_SUPPLIED INFORMATION_:

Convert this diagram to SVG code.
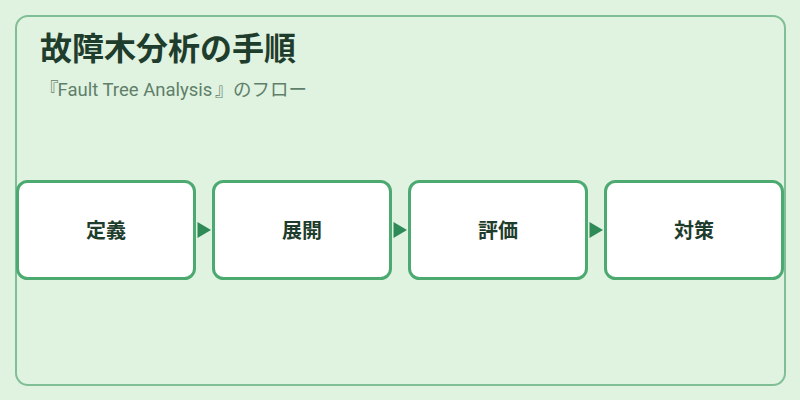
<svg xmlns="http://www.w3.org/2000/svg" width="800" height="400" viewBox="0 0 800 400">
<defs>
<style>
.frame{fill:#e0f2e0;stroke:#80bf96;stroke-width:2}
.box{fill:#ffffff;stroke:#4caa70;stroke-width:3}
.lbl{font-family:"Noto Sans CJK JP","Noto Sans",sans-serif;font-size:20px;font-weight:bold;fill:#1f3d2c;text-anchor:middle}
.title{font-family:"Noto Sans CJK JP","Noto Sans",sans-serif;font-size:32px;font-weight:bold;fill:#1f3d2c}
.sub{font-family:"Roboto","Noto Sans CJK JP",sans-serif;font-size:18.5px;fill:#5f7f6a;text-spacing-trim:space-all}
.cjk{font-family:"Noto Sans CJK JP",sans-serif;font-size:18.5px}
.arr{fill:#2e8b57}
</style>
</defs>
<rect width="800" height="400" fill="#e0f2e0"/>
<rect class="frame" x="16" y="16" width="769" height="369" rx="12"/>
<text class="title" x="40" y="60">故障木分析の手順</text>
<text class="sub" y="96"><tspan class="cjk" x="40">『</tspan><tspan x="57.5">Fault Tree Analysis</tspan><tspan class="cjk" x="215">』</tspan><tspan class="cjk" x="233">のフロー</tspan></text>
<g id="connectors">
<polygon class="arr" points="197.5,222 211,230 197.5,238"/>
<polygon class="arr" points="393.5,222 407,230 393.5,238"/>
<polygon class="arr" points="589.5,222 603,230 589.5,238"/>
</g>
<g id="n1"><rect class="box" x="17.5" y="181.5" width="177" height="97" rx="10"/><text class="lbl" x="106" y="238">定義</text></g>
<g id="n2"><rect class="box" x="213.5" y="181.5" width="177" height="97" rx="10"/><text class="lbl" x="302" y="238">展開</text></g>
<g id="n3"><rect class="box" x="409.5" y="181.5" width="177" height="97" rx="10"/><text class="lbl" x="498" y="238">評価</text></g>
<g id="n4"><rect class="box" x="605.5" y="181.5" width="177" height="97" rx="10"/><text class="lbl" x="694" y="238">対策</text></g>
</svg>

_WRITTEN TASK_: Write out the listing above again, exactly, but with no pictures in the copy.

_TASK RESPONSE_:
Convert this diagram to SVG code.
<svg xmlns="http://www.w3.org/2000/svg" width="800" height="400" viewBox="0 0 800 400">
<defs>
<style>
.frame{fill:#e0f2e0;stroke:#80bf96;stroke-width:2}
.box{fill:#ffffff;stroke:#4caa70;stroke-width:3}
.lbl{font-family:"Noto Sans CJK JP","Noto Sans",sans-serif;font-size:20px;font-weight:bold;fill:#1f3d2c;text-anchor:middle}
.title{font-family:"Noto Sans CJK JP","Noto Sans",sans-serif;font-size:32px;font-weight:bold;fill:#1f3d2c}
.sub{font-family:"Roboto","Noto Sans CJK JP",sans-serif;font-size:18.5px;fill:#5f7f6a;text-spacing-trim:space-all}
.cjk{font-family:"Noto Sans CJK JP",sans-serif;font-size:18.5px}
.arr{fill:#2e8b57}
</style>
</defs>
<rect width="800" height="400" fill="#e0f2e0"/>
<rect class="frame" x="16" y="16" width="769" height="369" rx="12"/>
<text class="title" x="40" y="60">故障木分析の手順</text>
<text class="sub" y="96"><tspan class="cjk" x="40">『</tspan><tspan x="57.5">Fault Tree Analysis</tspan><tspan class="cjk" x="215">』</tspan><tspan class="cjk" x="233">のフロー</tspan></text>
<g id="connectors">
<polygon class="arr" points="197.5,222 211,230 197.5,238"/>
<polygon class="arr" points="393.5,222 407,230 393.5,238"/>
<polygon class="arr" points="589.5,222 603,230 589.5,238"/>
</g>
<g id="n1"><rect class="box" x="17.5" y="181.5" width="177" height="97" rx="10"/><text class="lbl" x="106" y="238">定義</text></g>
<g id="n2"><rect class="box" x="213.5" y="181.5" width="177" height="97" rx="10"/><text class="lbl" x="302" y="238">展開</text></g>
<g id="n3"><rect class="box" x="409.5" y="181.5" width="177" height="97" rx="10"/><text class="lbl" x="498" y="238">評価</text></g>
<g id="n4"><rect class="box" x="605.5" y="181.5" width="177" height="97" rx="10"/><text class="lbl" x="694" y="238">対策</text></g>
</svg>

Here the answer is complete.